On paper the Nexus 5 appears to have lots to offer. Aside from being the first handset to run Android 4.4 Kit Kat, there is also a 5-inch Full HD display, 8 megapixel rear-facing camera with optical image stabilization, LTE network support and a Qualcomm Snapdragon 800 processor. The handset also has a 2300 mAh battery, which looks like it will be getting a boost courtesy of Qualcomm.
The Nexus 5 isn't the first device to see this battery boost as it arrived with the Galaxy Note III. Other handsets aside, this is something called QFE1100, which is also known as "envelope tracking." Keep in mind, this isn't going to magically make your Nexus 5 have all day battery usage. The overall life will still come down to personal usage habits, however this technology should help out, especially compared to a similarly spec'd handset without QFE1100.

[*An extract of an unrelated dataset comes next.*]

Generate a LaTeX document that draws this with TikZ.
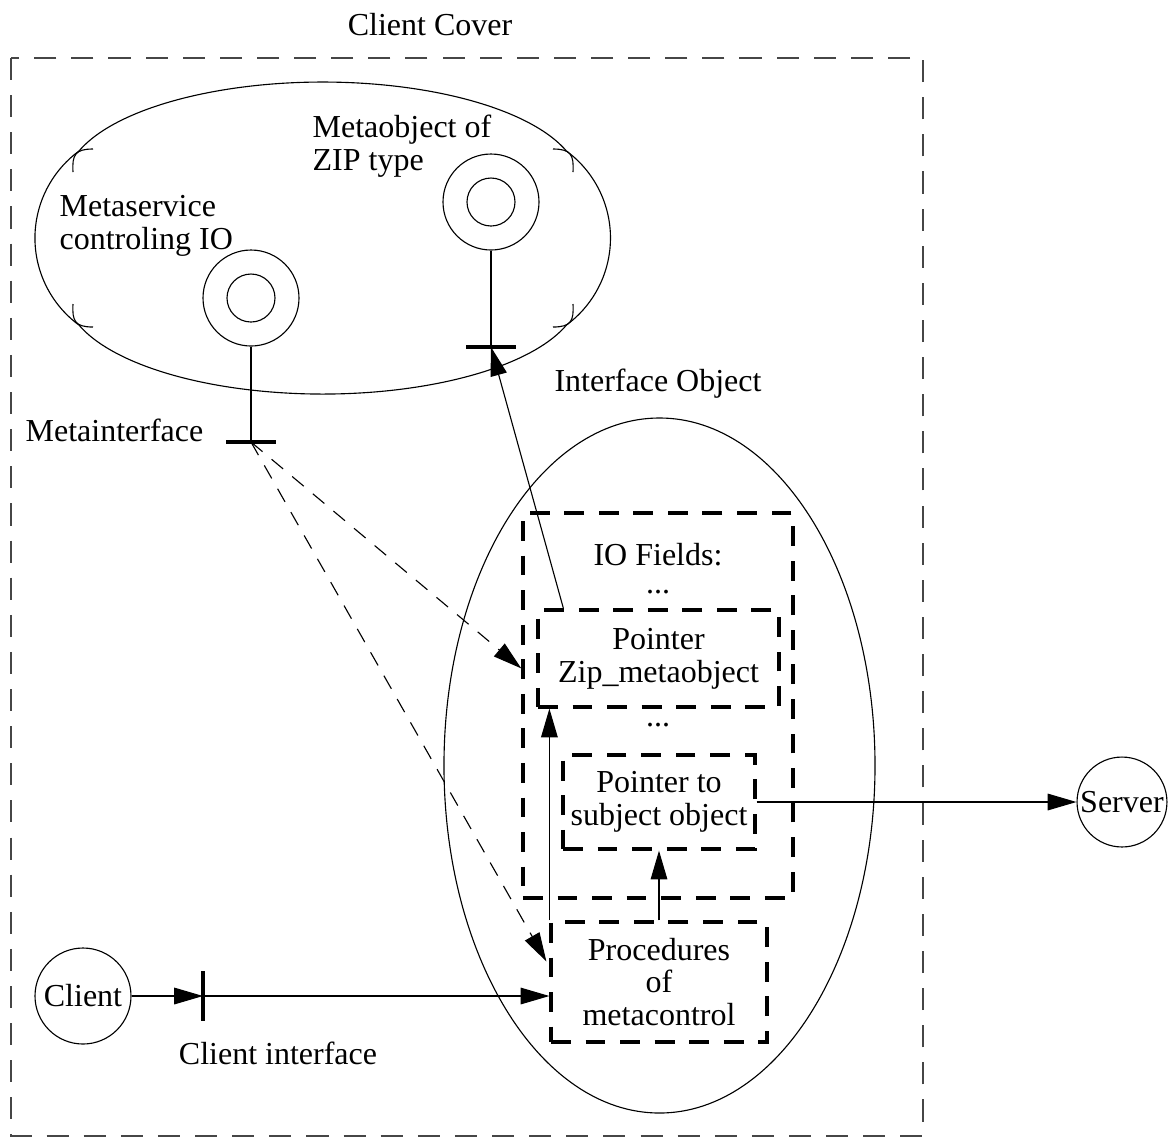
\documentclass[tikz,border=0pt]{standalone}
\usepackage{fontspec}
\setmainfont{Liberation Serif}
\usepackage{tikz}
\usetikzlibrary{arrows.meta}
\usetikzlibrary{shapes.geometric, calc}

\tikzset{
  thinline/.style={line width=0.35pt},
  arr/.style={thinline, -{Triangle[length=9pt,width=5.2pt]}},
  dasharr/.style={arr, dash pattern=on 4.7pt off 3.7pt},
  field/.style={draw, line width=1pt, dash pattern=on 6.2pt off 4.6pt, inner sep=0pt, align=center},
  ring/.style={draw, thinline, circle, inner sep=0pt, minimum size=#1},
  bar/.style={line width=1pt},
  lbl/.style={inner sep=0pt, align=left},
}

\begin{document}
\begin{tikzpicture}[x=0.3125pt, y=-0.3125pt, font=\fontsize{10}{10.3}\selectfont]
                \useasboundingbox (0,0) rectangle (1169,1138);
                % client cover
                \draw[line width=0.5pt, gray!55!black, dash pattern=on 6.9pt off 4.7pt] (11,58) rectangle (923,1136);
                \node (cover) at (430,25) {Client Cover};

                % meta space: four arcs, with their corner marks
                \draw[thinline] (79,151) arc[start angle=198.5, end angle=341.5, x radius=257, y radius=101]
                    arc[start angle=-53.7, end angle=53.7, radius=108]
                    arc[start angle=18.5, end angle=161.5, x radius=257, y radius=101]
                    arc[start angle=126.3, end angle=233.7, radius=108] -- cycle;
                \foreach \sx in {1,-1} {
                    \foreach \sy in {1,-1} {
                        \draw[thinline] ({323-250*\sx},{238-66*\sy}) .. controls ({323-251*\sx},{238-83*\sy}) and ({323-248*\sx},{238-89*\sy}) .. ({323-230*\sx},{238-89*\sy});
                    }
                }
                \foreach \nm/\pos in {msvc/{(251,298)}, mzip/{(491,202)}} {
                    \node[ring=30pt] (\nm) at \pos {};
                    \node[ring=15pt] at (\nm) {};
                }
                \node[lbl, anchor=west] (msvclbl) at (59,226) {Metaservice\\controling IO};
                \node[lbl, anchor=west] (mziplbl) at (312,146) {Metaobject of\\ZIP type};

                % metainterfaces
                \coordinate (minterf) at (251,442);
                \coordinate (mzipif) at (491,347);
                \draw[thinline] (msvc) -- (minterf);
                \draw[thinline] (mzip) -- (mzipif);
                \draw[bar] (minterf) +(-25,0) -- +(25,0);
                \draw[bar] (mzipif) +(-25,0) -- +(25,0);
                \node[lbl, anchor=west] (minterflbl) at (25,430) {Metainterface};

                % interface object
                \node[draw, thinline, ellipse, inner sep=0pt, minimum width=134.7pt, minimum height=217.2pt] (ifobj) at (659.5,765.5) {};
                \node (ifobjlbl) at (658,384) {Interface Object};
                \node[field, minimum width=84.4pt, minimum height=120.3pt] (iobox) at (658,705.5) {};
                \node (iofields) at (658,555) {IO Fields:};
                \node (dotsa) at (658,592) {...};
                \node (dotsb) at (658,725) {...};
                \node[field, minimum width=75.3pt, minimum height=30.3pt] (zipptr) at (658.5,658.5) {Pointer\\Zip\_metaobject};
                \node[field, minimum width=60pt, minimum height=29.4pt] (subj) at (659,802) {Pointer to\\subject object};
                \node[field, minimum width=67.5pt, minimum height=37.5pt] (procs) at (659,982) {Procedures\\of\\metacontrol};

                % client and server
                \node[ring=30pt] (client) at (83,996) {Client};
                \node[ring=28.1pt] (server) at (1122,802) {Server};
                \coordinate (cintf) at (203,996);
                \draw[bar] (cintf) +(0,-25) -- +(0,25);
                \node (cintflbl) at (278,1053) {Client interface};

                % connectors
                \draw[arr] (client) -- (cintf);
                \draw[arr] (cintf) -- (procs.west |- cintf);
                \draw[arr] (procs.north west) -- (procs.north west |- zipptr.south);
                \draw[arr] (procs.north) -- (subj.south);
                \draw[arr] (subj) -- (server);
                \draw[arr] ($(zipptr.north west)+(27,0)$) -- (mzipif);
                \draw[dasharr] (minterf) -- ($(iobox.north west)+(0,157)$);
                \draw[dasharr] (minterf) -- ($(procs.north west)+(-3,41)$);
            \end{tikzpicture}
\end{document}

The tracker is said to match the power that goes into the signal amplifier to the power transmitted from the phone. While that may not sound all that high-tech, GigaOm notes that is actually something rather difficult to accomplish. Particularly on an LTE smartphone. Qualcomm has said this technology will be able to reduce the amount of heat put out by 30 percent.
Furthermore, it should also be able to reduce the power consumption from the radio frequency components by 20 percent. But again, the improvements that one will see will also come down to your personal usage. And while the radio components use quite a bit of power because they are always working, we have seen countless times how the screen being on sucks up quite a bit of battery life.